The imperial amazon is a critically endangered species. There are estimated to be only about 50 mature individuals left in the wild as of 2019. There have been many efforts to help the habitat for these parrots. With the help of Dominica's Forestry, and the Wildlife and Parks Division and the Rare Species Conservatory Foundation (RSCF), areas such as the Northern Forest Reserve and the Central Forest Reserve are protected. However areas adjacent to the Northern Forest Reserve and the Central Forest Reserve remain unprotected. Efforts are being made to help make other areas of Dominica protected. Many of the organizations have helped create groups of people to raise awareness, provide education, and conduct research. The educational programs held in Dominica have reduced the bird trade.
The first successful breeding of this species by humans was conducted in 2011. The captive-bred parrot developed fully in 12 weeks and resembled the wild imperial amazon parrots. No one really knew what the reproductive potential of these parrots was. The imperial amazon has the lowest reproductive potential of any of the Amazona species.

===Threats===
A major cause of population decline has been hurricanes. Hurricane David of August 1979 was one of the strongest that hit Dominica and impacted the population. Another hit was by Hurricane Maria in September 2017, which caused extensive damage on the island, affecting habitat.

Habitat loss is caused by human disturbance in the forest, with selective logging and the deforestation. Trapping for food and trade is still a threat, even though education programmes have reduced the local market greatly. Illegal animal trading is a big market, and these birds are hunted to be sold on the black market. In the 1900s there were efforts to ban all illegal bird captivity and trading, but foreign traders still try to hunt this bird; some are successful. The development of plantations has also reduced their habitat, especially the cultivation of bananas (Snyder et al. 2000). Encroachment of human development has been a big issue as well, and conservationists are trying save the birds' preferred habitat.

Nesting cavity competition with red-necked amazons and owls creates a tough living environment for imperial amazons. They mate only for a couple of months of the year, and guard their nests the rest of the year. A good quality nesting site is key to the survival and upbringing of their offspring.
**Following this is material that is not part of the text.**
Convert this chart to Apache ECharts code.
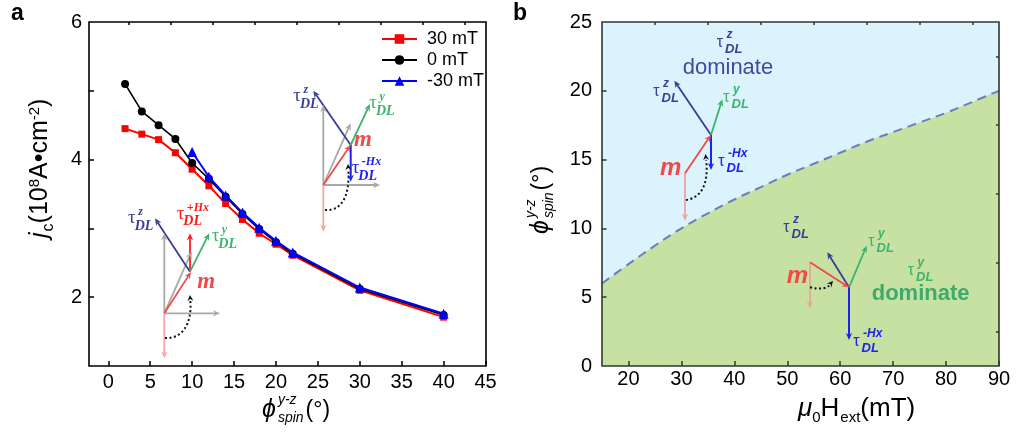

Imperial amazons are preyed on by Dominican boas, broad-winged hawks, common opossums and rats.

===Guadeloupe amazon===
The hypothetical or extinct Guadeloupe amazon (A. violacea) may be the same bird as the imperial amazon, if not a close relative. Based on old descriptions alone, the information on the Guadeloupe amazon, pairs well with what is observed about the imperial amazon. A bone found on Marie-Galante (between Dominica and Guadeloupe) has been assigned to A. violacea and suggests that A. imperialis either inhabited, or was traded between, all three islands in prehistoric times.